後者のビッグデータの活用は、より最近(2010年頃)になって注目され始めた。ここでビッグデータの定義は、異なる識者の著述の間で様々なものが存在するものの、量(Volume)の膨大性、速度(Velocity)の高速性、種類(Variety)の多様性という3つの性質を持つデータであるという点についてはある程度のコンセンサスがある(Beyer and Laney (2012); Callegaro and Yang (2018))。ネット通販の購入履歴、SNSに投稿された画像、防犯カメラの映像などの多様なデータが、ネットワークの高速化によってほぼリアルタイムで流通し、大容量のストレージなどに自動的に大量蓄積されるようになった(図1の⑤)。そうしたビッグデータの中から有益な情報を掘り起こす分析はデータマイニングと呼ばれ、機械学習を始めとしたAIの応用によって大きく進歩すると同時に、今後の発展がさらに期待されている(図1の⑥)。
(3) 新旧アプローチの代替性と補完性
二次データやビッグデータを用いた分析は、従来の社会調査でアプローチできなかった事実にアプローチできる可能性を持つことから実際に大きな可能性があると考えられる。また、インタビューやアンケートに必要な経費や労力が不要であることから、効率的にデータ収集できる側面があり、従来の社会調査の一部を代替しうる。実際に、世界各国の公的統計におけるデータ収集において、古典的な社会調査に基づくセンサスから行政データの利用へと移行する傾向にあることが指摘されている(Baker(2017))。

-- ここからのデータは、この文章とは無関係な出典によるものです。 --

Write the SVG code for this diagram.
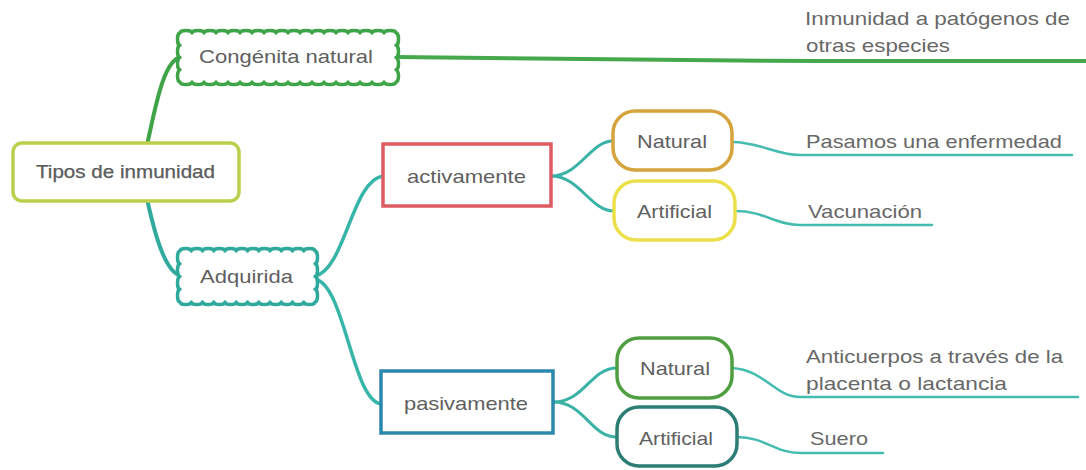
<svg xmlns="http://www.w3.org/2000/svg" width="1086" height="470" viewBox="0 0 1086 470">
<style>
.t{font-family:"Liberation Sans",Arial,sans-serif;fill:#606060;font-size:19px}
.lf{font-family:"Liberation Sans",Arial,sans-serif;fill:#686868;font-size:19px}
.c{fill:none;stroke-linecap:round}
.box{fill:#fff}
</style>
<rect width="1086" height="470" fill="#fff"/>
<g id="connectors">
<path class="c" d="M147,145 C155,110 163,60 181,57" stroke="#3fa447" stroke-width="4"/>
<path class="c" d="M396,57 C600,58 700,61 820,61 L1086,61" stroke="#46a84c" stroke-width="4"/>
<path class="c" d="M147,199 C155,235 165,272 181,276" stroke="#32ab9e" stroke-width="4"/>
<path class="c" d="M315,276 C345,270 352,180 383,176" stroke="#36b5a8" stroke-width="3.5"/>
<path class="c" d="M315,279 C345,285 352,400 381,404" stroke="#36b5a8" stroke-width="3.5"/>
<path class="c" d="M551,176 C580,176 590,141 613,141" stroke="#3ab2a6" stroke-width="3"/>
<path class="c" d="M551,176 C580,176 590,211 614,211" stroke="#3ab2a6" stroke-width="3"/>
<path class="c" d="M553,402 C585,402 590,368 617,368" stroke="#3ab2a6" stroke-width="3"/>
<path class="c" d="M553,402 C585,402 590,437 617,437" stroke="#3ab2a6" stroke-width="3"/>
<path class="c" d="M732,142 C760,142 775,155 800,155 L1072,155" stroke="#45bcb0" stroke-width="2.5"/>
<path class="c" d="M735,211 C765,211 775,225 800,225 L932,225" stroke="#45bcb0" stroke-width="2.5"/>
<path class="c" d="M732,368 C765,370 775,397 800,397 L1078,397" stroke="#45bcb0" stroke-width="2.5"/>
<path class="c" d="M737,437 C765,437 775,453 800,453 L883,453" stroke="#45bcb0" stroke-width="2.5"/>
</g>
<g id="root">
<rect class="box" x="13" y="143" width="226" height="58" rx="9" stroke="#bccf4c" stroke-width="3.5"/>
<text class="t" x="36" y="178" font-size="17" textLength="179" lengthAdjust="spacingAndGlyphs" fill="#474747" stroke="#474747" stroke-width="0.25">Tipos de inmunidad</text>
</g>
<g id="congenita">
<path class="box" stroke="#3fa447" stroke-width="3.5" stroke-linejoin="round" d="M180,33 a6 2.5 0 0 1 12 0 a6 2.5 0 0 1 12 0 a6 2.5 0 0 1 12 0 a6 2.5 0 0 1 12 0 a6 2.5 0 0 1 12 0 a6 2.5 0 0 1 12 0 a6 2.5 0 0 1 12 0 a6 2.5 0 0 1 12 0 a6 2.5 0 0 1 12 0 a6 2.5 0 0 1 12 0 a6 2.5 0 0 1 12 0 a6 2.5 0 0 1 12 0 a6 2.5 0 0 1 12 0 a6 2.5 0 0 1 12 0 a6 2.5 0 0 1 12 0 a6 2.5 0 0 1 12 0 a6 2.5 0 0 1 12 0 a6 2.5 0 0 1 12 0 a2.5 6.125 0 0 1 0 12.25 a2.5 6.125 0 0 1 0 12.25 a2.5 6.125 0 0 1 0 12.25 a2.5 6.125 0 0 1 0 12.25 a6 2.5 0 0 1 -12 0 a6 2.5 0 0 1 -12 0 a6 2.5 0 0 1 -12 0 a6 2.5 0 0 1 -12 0 a6 2.5 0 0 1 -12 0 a6 2.5 0 0 1 -12 0 a6 2.5 0 0 1 -12 0 a6 2.5 0 0 1 -12 0 a6 2.5 0 0 1 -12 0 a6 2.5 0 0 1 -12 0 a6 2.5 0 0 1 -12 0 a6 2.5 0 0 1 -12 0 a6 2.5 0 0 1 -12 0 a6 2.5 0 0 1 -12 0 a6 2.5 0 0 1 -12 0 a6 2.5 0 0 1 -12 0 a6 2.5 0 0 1 -12 0 a6 2.5 0 0 1 -12 0 a2.5 6.125 0 0 1 0 -12.25 a2.5 6.125 0 0 1 0 -12.25 a2.5 6.125 0 0 1 0 -12.25 a2.5 6.125 0 0 1 0 -12.25 Z"/>
<text class="t" x="199" y="63" font-size="20" textLength="174" lengthAdjust="spacingAndGlyphs">Congénita natural</text>
</g>
<g id="adquirida">
<path class="box" stroke="#2fa99c" stroke-width="3.5" stroke-linejoin="round" d="M180,251 a5.625 2.5 0 0 1 11.25 0 a5.625 2.5 0 0 1 11.25 0 a5.625 2.5 0 0 1 11.25 0 a5.625 2.5 0 0 1 11.25 0 a5.625 2.5 0 0 1 11.25 0 a5.625 2.5 0 0 1 11.25 0 a5.625 2.5 0 0 1 11.25 0 a5.625 2.5 0 0 1 11.25 0 a5.625 2.5 0 0 1 11.25 0 a5.625 2.5 0 0 1 11.25 0 a5.625 2.5 0 0 1 11.25 0 a5.625 2.5 0 0 1 11.25 0 a2.5 6.375 0 0 1 0 12.75 a2.5 6.375 0 0 1 0 12.75 a2.5 6.375 0 0 1 0 12.75 a2.5 6.375 0 0 1 0 12.75 a5.625 2.5 0 0 1 -11.25 0 a5.625 2.5 0 0 1 -11.25 0 a5.625 2.5 0 0 1 -11.25 0 a5.625 2.5 0 0 1 -11.25 0 a5.625 2.5 0 0 1 -11.25 0 a5.625 2.5 0 0 1 -11.25 0 a5.625 2.5 0 0 1 -11.25 0 a5.625 2.5 0 0 1 -11.25 0 a5.625 2.5 0 0 1 -11.25 0 a5.625 2.5 0 0 1 -11.25 0 a5.625 2.5 0 0 1 -11.25 0 a5.625 2.5 0 0 1 -11.25 0 a2.5 6.375 0 0 1 0 -12.75 a2.5 6.375 0 0 1 0 -12.75 a2.5 6.375 0 0 1 0 -12.75 a2.5 6.375 0 0 1 0 -12.75 Z"/>
<text class="t" x="200" y="283" font-size="20" textLength="93" lengthAdjust="spacingAndGlyphs">Adquirida</text>
</g>
<g id="activamente">
<rect class="box" x="383" y="144" width="168" height="62" stroke="#df5b63" stroke-width="3.5"/>
<text class="t" x="407" y="183" font-size="18" textLength="119" lengthAdjust="spacingAndGlyphs">activamente</text>
</g>
<g id="pasivamente">
<rect class="box" x="381" y="371" width="172" height="62" stroke="#2b88ad" stroke-width="3.5"/>
<text class="t" x="404" y="410" font-size="18" textLength="124" lengthAdjust="spacingAndGlyphs">pasivamente</text>
</g>
<g id="natural-activa">
<rect class="box" x="613" y="111" width="119" height="59" rx="22" stroke="#d6a43c" stroke-width="3.5"/>
<text class="t" x="637" y="148" font-size="18" textLength="70" lengthAdjust="spacingAndGlyphs">Natural</text>
</g>
<g id="artificial-activa">
<rect class="box" x="614" y="181" width="121" height="59" rx="22" stroke="#ece04a" stroke-width="3.5"/>
<text class="t" x="637" y="218" font-size="18" textLength="75" lengthAdjust="spacingAndGlyphs">Artificial</text>
</g>
<g id="natural-pasiva">
<rect class="box" x="617" y="338" width="115" height="60" rx="22" stroke="#4f9e3f" stroke-width="3.5"/>
<text class="t" x="640" y="375" font-size="18" textLength="70" lengthAdjust="spacingAndGlyphs">Natural</text>
</g>
<g id="artificial-pasiva">
<rect class="box" x="617" y="407" width="120" height="59" rx="22" stroke="#2c7d74" stroke-width="3.5"/>
<text class="t" x="639" y="445" font-size="18" textLength="74" lengthAdjust="spacingAndGlyphs">Artificial</text>
</g>
<g id="leaf-congenita">
<text class="lf" x="805" y="25" textLength="265" lengthAdjust="spacingAndGlyphs">Inmunidad a patógenos de</text>
<text class="lf" x="806" y="52" textLength="144" lengthAdjust="spacingAndGlyphs">otras especies</text>
</g>
<g id="leaf-pasamos">
<text class="lf" x="806" y="148" textLength="256" lengthAdjust="spacingAndGlyphs">Pasamos una enfermedad</text>
</g>
<g id="leaf-vacunacion">
<text class="lf" x="808" y="218" textLength="114" lengthAdjust="spacingAndGlyphs">Vacunación</text>
</g>
<g id="leaf-anticuerpos">
<text class="lf" x="806" y="363" textLength="257" lengthAdjust="spacingAndGlyphs">Anticuerpos a través de la</text>
<text class="lf" x="806" y="390" textLength="201" lengthAdjust="spacingAndGlyphs">placenta o lactancia</text>
</g>
<g id="leaf-suero">
<text class="lf" x="810" y="445" textLength="58" lengthAdjust="spacingAndGlyphs">Suero</text>
</g>
</svg>
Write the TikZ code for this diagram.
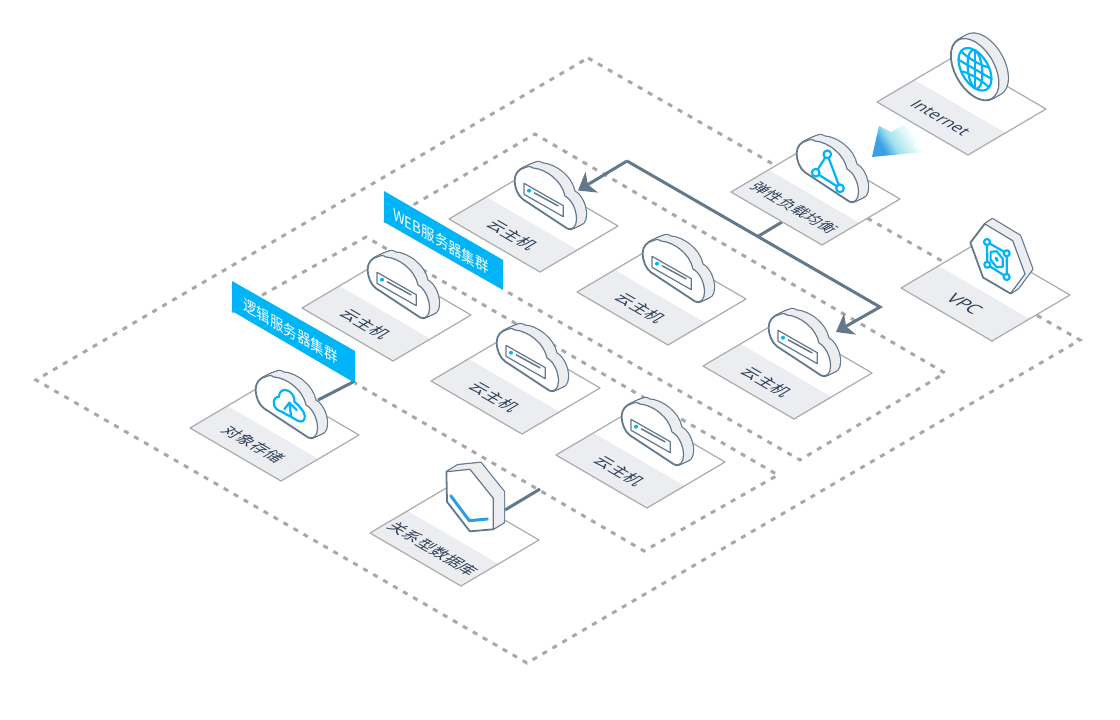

他方、そうした新たなアプローチは、従来の社会調査と相互補完的な側面もある。利用可能な二次データの中には目的に適うデータが無いかもしれず、ビッグデータについても社会生活を営む人々の考えや行動の全てがデジタル化され蓄積されているわけではない。また、一般にビッグデータには大きなノイズが含まれており、データの質は社会調査データの方が優れている(Callegaro and Yang(2018))。社会調査データやビッグデータを対比して、両者の代替性や補完性を論じた研究は過去にも存在する。例えば、金融分野には、クレジットカードの利用に関するアンケート調査データの代わりに信用情報のビッグデータを用いても特定の条件のもとで類似の推定結果が得られることを示し、両データの意義を考察した研究がある(Whitaker(2018))。しかし、水産分野の市場データを対象とした考察は、筆者の知る限り見当たらない。以下では、2つの研究を紹介すると同時に、新旧アプローチの意義の観点から考察を行う。
- 1) このような二次データは典型的なビッグデータの定義(後述)とは異なるものの、比較的大規模な複数の二次データを統合することで、さらに大きなデータセットを構築することによって、潜在的にビッグデータに近いデータセット(スモール・ビッグデータ)となりうるという議論もなされている(Gray et al. (2015))。